Android Terminal Emulator - Does grep, awk, and top mean anything to you?

imo instant messenger - okay, i'm kinda biased, i like the web app too. Connect to them all, msn, aim, yahoo, skype, google talk, icq.... wow, ppl still use icq? and a whole bunch more. Voice, Video, IM, File transfer.... on the whole lot, simple.

Okay.... That's a list of what i consider "Must Have" apps..... these a a few i kinda like and find useful.

droid vnc server BETA - Okay, i get lazy, if im on my pc, why should i have to grab my phone? Now it's in it's own window on my PC desktop.

Night Clock - LOVE THIS THING! Looks like your normal red LED alarm clock. But it turns off the ringer and notifications when it's running. Noone's waking me up at the god awful hour of 10:00am anymore. Also, this is wrong i guess but, from the Play page, "DONATE version turns off button backlights.".... ummmm..... they go off on the Strat anyhow, so free version = paid version.

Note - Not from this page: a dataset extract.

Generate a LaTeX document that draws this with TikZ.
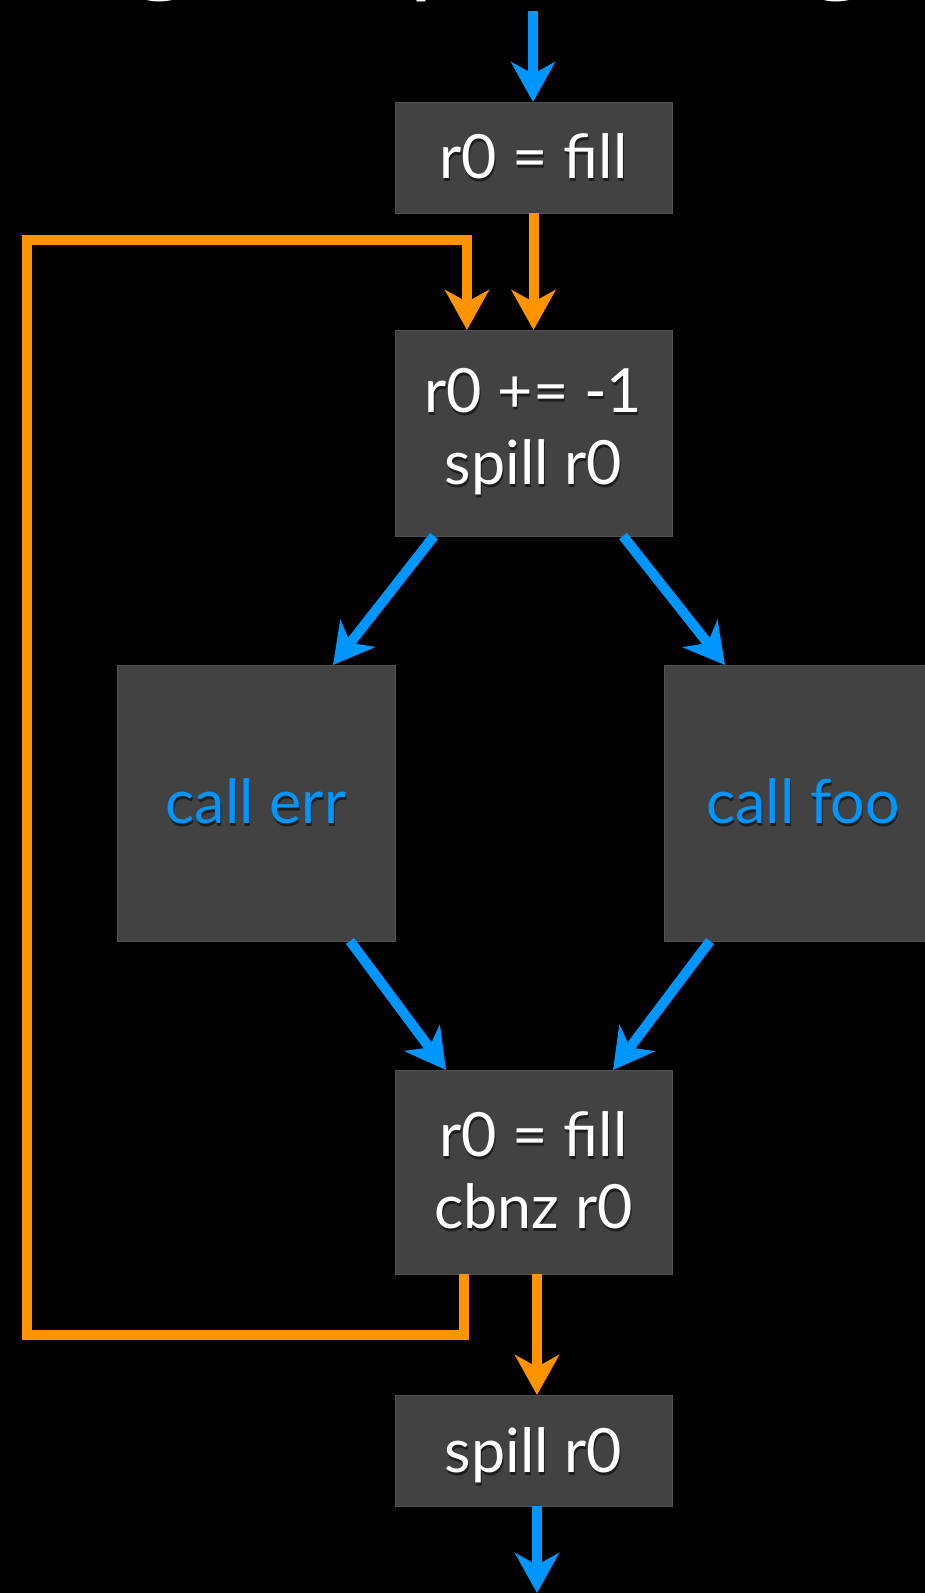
\documentclass[tikz,border=0pt]{standalone}
\usepackage{fontspec}
\setmainfont{Lato}
\newfontfamily\titlefont{Open Sans}
\usetikzlibrary{arrows.meta,calc}
\definecolor{boxgray}{RGB}{66,66,66}
\definecolor{boxedge}{RGB}{82,82,82}
\definecolor{flowblue}{RGB}{0,150,255}
\definecolor{floworange}{RGB}{255,147,0}
\definecolor{shadowc}{RGB}{30,30,30}
\newcommand\sht[1]{\makebox[0pt][l]{\raisebox{-3pt}{\hspace{1pt}\textcolor{shadowc}{#1}}}#1}
\tikzset{
  box/.style={draw=boxedge, line width=1pt, fill=boxgray, inner sep=0pt, outer sep=0pt,
    text=white, align=center, font=\fontsize{61}{72}\selectfont, minimum width=277pt},
  bluetext/.style={text=flowblue},
  flow/.style={line width=10pt, -{Stealth[length=40pt,width=44pt,inset=12pt]}},
  blueflow/.style={flow, draw=flowblue, fill=flowblue},
  orangeflow/.style={flow, draw=floworange, fill=floworange},
  titleglyph/.style={text=white, inner sep=0pt, outer sep=0pt, font=\titlefont\fontsize{110}{110}\selectfont}
}
\begin{document}
\begin{tikzpicture}[x=1pt,y=-1pt]
\useasboundingbox (0,0) rectangle (925,1593);
\fill[black] (0,0) rectangle (925,1593);

% cut-off title glyphs
\node[titleglyph, anchor=base] (tg1) at (163,-25) {g};
\node[titleglyph, anchor=base west] (tp) at (407,-25) {p};
\node[titleglyph, anchor=base] (tg2) at (840,-25) {g};

% boxes
\node[box, minimum height=111pt] (b1) at (533.5,157.5) {\sht{r0 = fill}};
\node[box, minimum height=206pt] (b2) at (533.5,433) {\sht{r0 += -1}\\\sht{spill r0}};
\node[box, bluetext, minimum width=278pt, minimum height=276pt] (err) at (256,803) {\sht{call err}};
\node[box, bluetext, minimum width=278pt, minimum height=276pt] (foo) at (803,803) {\sht{call foo}};
\node[box, minimum height=204pt] (b4) at (533.5,1172) {\sht{r0 = fill}\\\sht{cbnz r0}};
\node[box, minimum height=111pt, text depth=0pt] (b5) at (533.5,1450.5) {\sht{spill r0}};

% coordinates
\coordinate (in) at (533,11);
\coordinate (out) at (537,1593);
\coordinate (lb) at (464,1335);
\coordinate (lt) at (467,240);
\coordinate (lbl) at (27,1335);
\coordinate (ltl) at (27,240);

% connectors
\draw[blueflow] (in) -- (in |- b1.north);
\draw[orangeflow] (b1.south) -- (b2.north);
\draw[floworange, line width=10pt, -{Stealth[length=40pt,width=44pt,inset=12pt]}]
  (lb |- b4.south) -- (lb) -- (lbl) -- (ltl) -- (lt) -- (lt |- b2.north);
\draw[blueflow] ($(b2.south)+(-99.5,0)$) -- ($(err.north)+(77,0)$);
\draw[blueflow] ($(b2.south)+(89.5,0)$) -- ($(foo.north)+(-78,0)$);
\draw[blueflow] ($(err.south)+(94,0)$) -- ($(b4.north)+(-87.5,0)$);
\draw[blueflow] ($(foo.south)+(-93,0)$) -- ($(b4.north)+(79.5,0)$);
\draw[orangeflow] (out |- b4.south) -- (out |- b5.north);
\draw[blueflow] (out |- b5.south) -- (out);
\end{tikzpicture}
\end{document}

and for my paranoid friends (or thoses with exes like mine):

Call Spy - This is the first app i've found that actually does record all your calls, both sides of conversation, and incoming and outgoing calls..... (note: not legal in all states... it is in mine )

SMS Backup - This is nice, Backup all your SMS messages (not MMS unfortunatly, i.e. no pics/vids/audio, just text) to your Gmail account (must have IMAP enabled)

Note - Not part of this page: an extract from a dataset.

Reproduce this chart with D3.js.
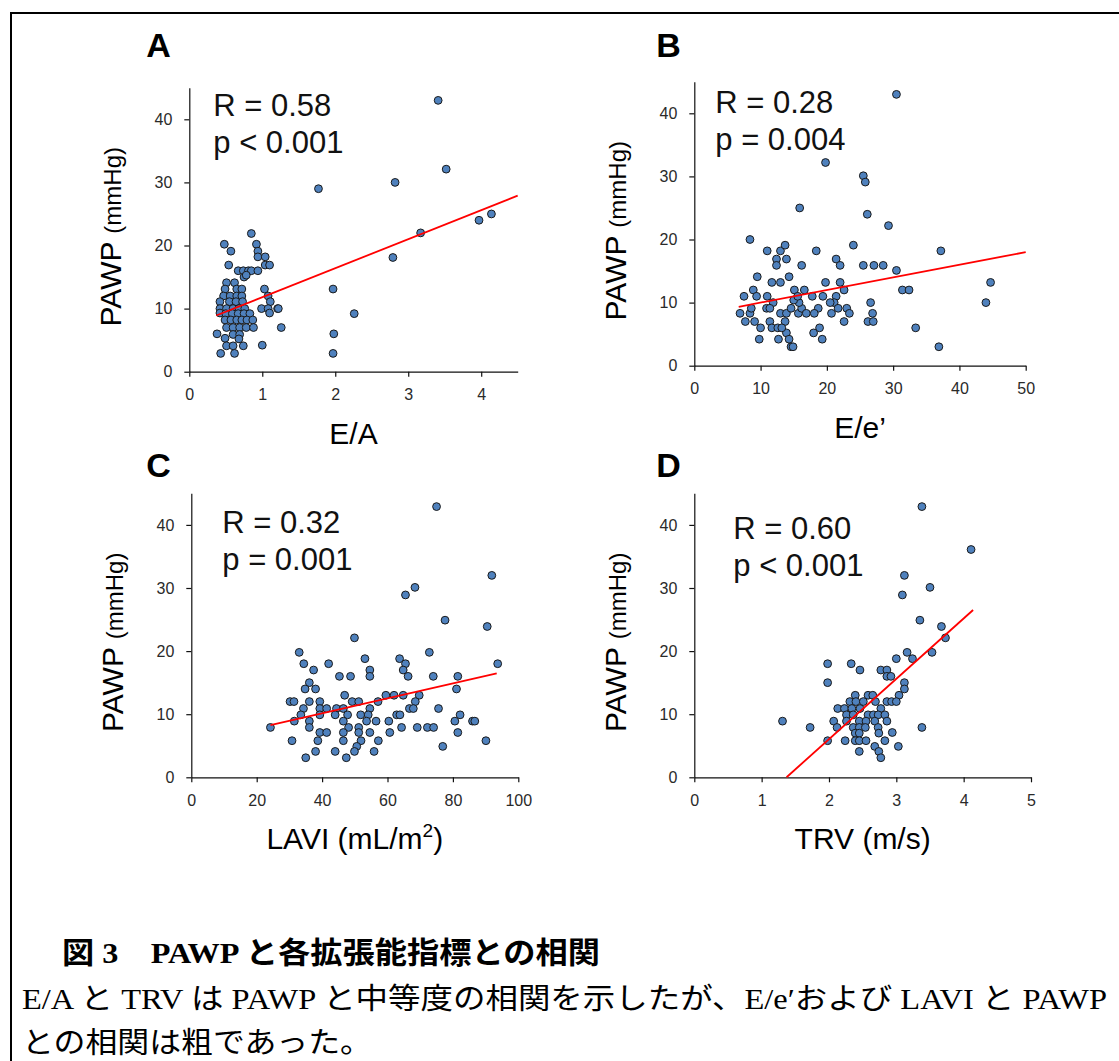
<!DOCTYPE html>
<html>
<head>
<meta charset="utf-8">
<script src="https://cdn.jsdelivr.net/npm/d3@7"></script>
<style>
  body { margin: 0; background: #fff; }
  svg { display: block; }
</style>
</head>
<body>
<script>
// ---- data ----
// A: E/A vs PAWP
const eaPoints = [
  [3.41, 43], [3.52, 32.1], [2.82, 30], [1.77, 29], [4.14, 25], [3.97, 24], [3.17, 22],
  [2.79, 18.1], [1.97, 13.1], [2.26, 9.2], [1.98, 6], [1.97, 2.9], [1.26, 7], [1.21, 10],
  [1.0, 4.2], [0.38, 6],
  [0.85, 21.9], [0.48, 20.2], [0.92, 20.2], [0.57, 19.1], [0.94, 19.1], [0.94, 18.2],
  [1.04, 18.2], [0.54, 16.9], [1.04, 16.9], [1.10, 16.9],
  [0.67, 16], [0.74, 16], [0.81, 16], [0.85, 16], [0.94, 16], [0.75, 15], [0.78, 15.3],
  [0.51, 14.1], [0.62, 14.1],
  [0.49, 13.1], [0.65, 13.1], [0.72, 13.1], [1.03, 13.1],
  [0.47, 12], [0.56, 12], [0.65, 12], [0.72, 12], [1.08, 12],
  [0.42, 11.1], [0.55, 11.1], [0.64, 11.1], [0.73, 11.1], [1.11, 11.1],
  [0.42, 10], [0.51, 10], [0.60, 10], [0.68, 10], [0.76, 10], [0.99, 10], [1.08, 10], [1.22, 10],
  [0.42, 9.3], [0.50, 9.2], [0.59, 9.2], [0.67, 9.2], [0.75, 9.2], [0.83, 9.2], [1.10, 9.3],
  [0.49, 8.2], [0.57, 8.2], [0.65, 8.2], [0.72, 8.2], [0.79, 8.2], [0.87, 8.2],
  [0.51, 7], [0.60, 7], [0.69, 7], [0.78, 7], [0.88, 7],
  [0.60, 5.9], [0.69, 5.9], [0.49, 5.3], [0.68, 5.2],
  [0.51, 4.1], [0.60, 4.1], [0.74, 4.1],
  [0.43, 2.9], [0.62, 2.9]
];
// B: E/e' vs PAWP
const eePoints = [
  [30.5, 43], [19.8, 32.2], [25.5, 30.1], [25.8, 29.1], [26.1, 24], [15.9, 25], [29.3, 22.2],
  [8.4, 20], [24.0, 19.1], [37.2, 18.2], [18.4, 18.2], [11.0, 18.2], [13.0, 18.2], [13.7, 19.1],
  [12.4, 16.9], [13.9, 16.9], [12.4, 15.9], [16.2, 15.9], [21.4, 16.9], [22.0, 15.9],
  [25.5, 15.9], [27.1, 15.9], [28.5, 15.9], [30.5, 15.1],
  [9.5, 14.1], [14.3, 14.1], [11.7, 13.2], [13.0, 13.2], [19.8, 13.2], [22.0, 13.2], [44.7, 13.2],
  [31.4, 12], [32.4, 12], [7.5, 11], [8.9, 12], [9.4, 11], [11.0, 11], [15.1, 12], [16.6, 12],
  [22.6, 12], [17.8, 11], [19.4, 11], [21.4, 11], [26.6, 10], [44.0, 10],
  [6.9, 8.3], [8.4, 8.3], [8.6, 9.1], [7.7, 7], [9.1, 7], [10.0, 6], [9.8, 4.2],
  [11.4, 7], [11.7, 6], [12.7, 4.2], [13.0, 8.3], [13.9, 8.3], [13.7, 7], [13.9, 5.2],
  [14.3, 4.2], [14.6, 3], [14.9, 3], [14.6, 9.1], [15.7, 8.3], [16.2, 9.1], [16.9, 8.3],
  [18.0, 5.2], [18.9, 6], [19.3, 4.2], [18.7, 9.1], [18.1, 8.3], [20.7, 8.3], [21.1, 10],
  [20.5, 10], [21.7, 9.1], [23.0, 9.1], [23.4, 8.3], [22.6, 7], [26.2, 7], [27.0, 7],
  [26.9, 8.3], [33.4, 6], [36.9, 3],
  [15.8, 10], [15.0, 10.4], [15.6, 11], [11.9, 10], [10.9, 9.1], [11.4, 9.1], [12.6, 6], [13.2, 6]
];
// C: LAVI vs PAWP
const laviPoints = [
  [75.0, 42.9], [91.9, 32], [68.4, 30.1], [65.5, 28.9], [77.6, 24.9], [90.5, 23.9], [49.9, 22.1],
  [33.0, 19.8], [72.8, 19.8], [63.7, 18.8], [53.1, 18.8], [34.4, 18], [42.0, 18], [65.5, 18],
  [93.7, 18], [37.4, 17], [54.6, 17], [64.8, 17], [45.3, 16], [48.7, 16], [54.6, 16], [66.3, 16],
  [74.0, 16], [81.5, 16], [36.1, 15], [34.8, 14], [38.0, 14], [81.1, 14],
  [46.9, 13], [59.5, 13], [62.0, 13], [64.8, 13], [69.7, 13],
  [30.2, 12], [31.4, 12], [36.1, 12], [39.3, 12], [49.2, 12], [51.2, 12], [57.1, 12], [68.5, 12],
  [34.3, 10.9], [39.3, 10.9], [41.4, 10.9], [44.4, 10.9], [46.5, 10.9], [54.6, 10.9], [66.7, 10.9],
  [67.9, 10.9], [75.6, 10.9],
  [33.5, 9.9], [39.3, 9.9], [44.0, 9.9], [47.8, 9.9], [51.8, 9.9], [54.1, 9.9], [62.8, 9.9],
  [63.8, 9.9], [82.2, 9.9],
  [31.5, 8.9], [36.1, 8.9], [46.5, 8.9], [53.6, 8.9], [56.5, 8.9], [60.4, 8.9], [80.6, 8.9],
  [86.0, 8.9], [86.7, 8.9],
  [24.2, 7.9], [36.1, 7.9], [48.1, 7.9], [51.2, 7.9], [64.3, 7.9], [69.1, 7.9], [72.2, 7.9], [74.1, 7.9],
  [39.3, 7.1], [41.4, 7.1], [46.5, 7.1], [51.2, 7.1], [54.6, 7.1], [60.7, 7.1], [81.5, 7.1],
  [30.8, 5.8], [38.7, 5.8], [46.5, 5.8], [51.9, 5.8], [57.2, 5.8], [90.1, 5.8],
  [50.6, 4.9], [76.9, 4.9], [38.0, 4.1], [44.0, 4.1], [49.9, 4.1], [55.9, 4.1],
  [35.0, 3.1], [47.4, 3.1]
];
// D: TRV vs PAWP
const trvPoints = [
  [3.38, 42.9], [4.11, 36.1], [3.12, 32], [3.50, 30.1], [3.09, 28.9], [3.35, 24.9], [3.67, 23.9],
  [3.73, 22.1], [3.16, 19.8], [3.53, 19.8], [3.00, 18.8], [3.24, 18.8], [1.98, 18], [2.33, 18],
  [2.46, 17], [2.77, 17], [2.86, 17], [2.86, 16], [2.92, 16], [1.98, 15], [3.12, 15], [3.12, 14],
  [3.04, 13], [2.39, 13], [2.58, 13], [2.65, 13],
  [2.31, 12], [2.40, 12], [2.51, 12], [2.69, 12], [2.86, 12], [2.93, 12], [3.00, 12],
  [2.13, 10.9], [2.23, 10.9], [2.34, 10.9], [2.46, 10.9], [2.77, 10.9],
  [2.26, 9.9], [2.36, 9.9], [2.58, 9.9], [2.66, 9.9], [2.73, 9.9], [2.83, 9.9],
  [2.07, 8.9], [2.26, 8.9], [2.45, 8.9], [2.55, 8.9], [2.68, 8.9], [2.86, 8.9], [1.31, 8.9],
  [1.72, 7.9], [2.12, 7.9], [2.36, 7.9], [2.45, 7.9], [2.54, 7.9], [2.73, 7.9], [3.38, 7.9],
  [2.39, 7], [2.45, 7], [2.74, 7], [2.94, 7.1],
  [1.98, 5.8], [2.24, 5.8], [2.39, 5.8], [2.45, 5.8], [2.55, 5.8], [2.83, 5.8],
  [2.68, 4.9], [3.03, 4.9], [2.45, 4.1], [2.74, 4.1], [2.77, 3.1]
];

// regression lines: [intercept, slope, xStart, xEnd]
const eaFit = [7.2, 4.6, 0.37, 4.5];
const eeFit = [8.0, 0.2, 6.7, 50];
const laviFit = [5.37, 0.119, 24.2, 93.4];
const trvFit = [-13.1, 9.57, 1.37, 4.14];

// tick values
const yTicks = [0, 10, 20, 30, 40];
const eaTicks = [0, 1, 2, 3, 4];
const eeTicks = [0, 10, 20, 30, 40, 50];
const laviTicks = [0, 20, 40, 60, 80, 100];
const trvTicks = [0, 1, 2, 3, 4, 5];

const stats = [
  ['R = 0.58', 'p < 0.001'],
  ['R = 0.28', 'p = 0.004'],
  ['R = 0.32', 'p = 0.001'],
  ['R = 0.60', 'p < 0.001']
];

const captionTitle = '図 3　PAWP と各拡張能指標との相関';
const captionLines = [
  'E/A と TRV は PAWP と中等度の相関を示したが、E/e′および LAVI と PAWP',
  'との相関は粗であった。'
];

// ---- layout ----
const W = 1119, H = 1061;
const SANS = "'Liberation Sans', Arial, sans-serif";

const svg = d3.select('body').append('svg')
  .attr('width', W)
  .attr('height', H);

svg.append('rect').attr('width', W).attr('height', H).attr('fill', '#fff');

// frame (top and left edge of the figure box)
svg.append('path')
  .attr('d', `M11,${H} V13 H${W}`)
  .attr('fill', 'none')
  .attr('stroke', '#000')
  .attr('stroke-width', 2);

const panels = [
  { label: 'A', pts: eaPoints, fit: eaFit, xMax: 4.5, ticks: eaTicks,
    box: [189.3, 517.7, 371.7], xTitle: [['E/A']], stat: [24, 116], lab: [-43, 57] },
  { label: 'B', pts: eePoints, fit: eeFit, xMax: 50, ticks: eeTicks,
    box: [694.3, 1025.7, 365.7], xTitle: [['E/e’']], stat: [21, 113], lab: [-38, 57] },
  { label: 'C', pts: laviPoints, fit: laviFit, xMax: 100, ticks: laviTicks,
    box: [191.3, 518.3, 777.3], xTitle: [['LAVI (mL/m'], ['2', true], [')']], stat: [31, 533], lab: [-45, 477] },
  { label: 'D', pts: trvPoints, fit: trvFit, xMax: 5, ticks: trvTicks,
    box: [694.3, 1031, 777.3], xTitle: [['TRV (m/s)']], stat: [39, 539], lab: [-38, 477] }
];

panels.forEach((p, i) => {
  const [left, right, bottom] = p.box;
  const top = bottom - 45 * 6.31;

  const x = d3.scaleLinear().domain([0, p.xMax]).range([left, right]);
  const y = d3.scaleLinear().domain([0, 45]).range([bottom, top]);

  const g = svg.append('g');

  // axes
  const xAxis = g.append('g')
    .attr('transform', `translate(0,${bottom})`)
    .call(d3.axisBottom(x).tickValues(p.ticks).tickFormat(d3.format('d'))
      .tickSize(5).tickSizeOuter(0).tickPadding(12));
  const yAxis = g.append('g')
    .attr('transform', `translate(${left},0)`)
    .call(d3.axisLeft(y).tickValues(yTicks).tickFormat(d3.format('d'))
      .tickSize(5).tickSizeOuter(0).tickPadding(12));

  [xAxis, yAxis].forEach(a => {
    a.select('.domain').attr('stroke', '#111').attr('stroke-width', 1.2);
    a.selectAll('.tick line').attr('stroke', '#111').attr('stroke-width', 1.2);
    a.selectAll('.tick text')
      .attr('fill', '#2a2a2a')
      .style('font-family', SANS)
      .style('font-size', '16px');
  });

  // points
  g.append('g').selectAll('circle')
    .data(p.pts)
    .join('circle')
    .attr('cx', d => x(d[0]))
    .attr('cy', d => y(d[1]))
    .attr('r', 3.9)
    .attr('fill', '#4f81bd')
    .attr('stroke', '#1a1a1a')
    .attr('stroke-width', 1);

  // regression line
  const [a, b, x0, x1] = p.fit;
  g.append('line')
    .attr('x1', x(x0)).attr('y1', y(a + b * x0))
    .attr('x2', x(x1)).attr('y2', y(a + b * x1))
    .attr('stroke', '#ff0000')
    .attr('stroke-width', 1.8);

  // stats text
  const st = g.append('text')
    .attr('x', left + p.stat[0])
    .attr('y', p.stat[1])
    .attr('fill', '#111')
    .style('font-family', SANS)
    .style('font-size', '31px');
  st.selectAll('tspan')
    .data(stats[i])
    .join('tspan')
    .attr('x', left + p.stat[0])
    .attr('dy', (d, j) => j === 0 ? 0 : 37)
    .text(d => d);

  // panel label
  g.append('text')
    .attr('x', left + p.lab[0])
    .attr('y', p.lab[1])
    .attr('fill', '#000')
    .style('font-family', SANS)
    .style('font-weight', 'bold')
    .style('font-size', '34px')
    .text(p.label);

  // y title
  const yt = g.append('text')
    .attr('transform', `translate(${left - 68},${(top + bottom) / 2 + 7}) rotate(-90)`)
    .attr('text-anchor', 'middle')
    .attr('fill', '#000')
    .style('font-family', SANS);
  yt.append('tspan').style('font-size', '30px').text('PAWP ');
  yt.append('tspan').style('font-size', '24px').text('(mmHg)');

  // x title
  const xt = g.append('text')
    .attr('x', (left + right) / 2)
    .attr('y', bottom + 72)
    .attr('text-anchor', 'middle')
    .attr('fill', '#000')
    .style('font-family', SANS)
    .style('font-size', '30px');
  p.xTitle.forEach(([s, sup]) => {
    const t = xt.append('tspan').text(s);
    if (sup) t.style('font-size', '19px').attr('dy', -12);
    else if (xt.selectAll('tspan').size() > 1) t.attr('dy', 12);
  });
});

// caption
const SERIF = "'Liberation Serif', 'Times New Roman', 'Noto Sans CJK JP', serif";
svg.append('text')
  .attr('x', 62)
  .attr('y', 963)
  .attr('textLength', 538)
  .attr('lengthAdjust', 'spacingAndGlyphs')
  .attr('fill', '#000')
  .style('font-family', SERIF)
  .style('font-weight', 'bold')
  .style('font-size', '30px')
  .text(captionTitle);

svg.selectAll('text.body')
  .data(captionLines)
  .join('text')
  .attr('class', 'body')
  .attr('x', 22)
  .attr('y', (d, i) => 1009 + i * 44)
  .attr('textLength', (d, i) => i === 0 ? 1085 : 350)
  .attr('lengthAdjust', 'spacingAndGlyphs')
  .attr('fill', '#000')
  .style('font-family', SERIF)
  .style('font-size', '29px')
  .text(d => d);
</script>
</body>
</html>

Orbot - Tor on android. Now go eat a .onion

and one last app for the curious.... taught me a few things.

Hidden Features PRO Sammy Edition - Hidden Menus, Hidden System Apps, fun fun fun....

Well, i think i've given y'all a heck of a good start there.... please add more.... the more we share, the more we can do.


----------



## djphrost

great post, it's great to always keep updated and ongoing lists of useful apps for powerusers.


----------



## K-Rich

Okay, i have 2 more must haves..... here goes....

Voodoo Sound - This little apps provides bass boost, DAC and amplification for your headphones..... if you like your tunes, you'll like them better now.

Andmade Share - This little puppy has actually been a bit of a life saver for me... I have alot of apps that can be shared too, and well, they don't all fit on the screen in portrait or landscape. Major annoyance, But this provides a scrollable list of apps to share to. Though it don'ts "work" with all apps, it lists itself in their share options, so it DOES work. It also lets you share to multiple apps at same time (like share > email + facebook + printshare) so you can share to everyone.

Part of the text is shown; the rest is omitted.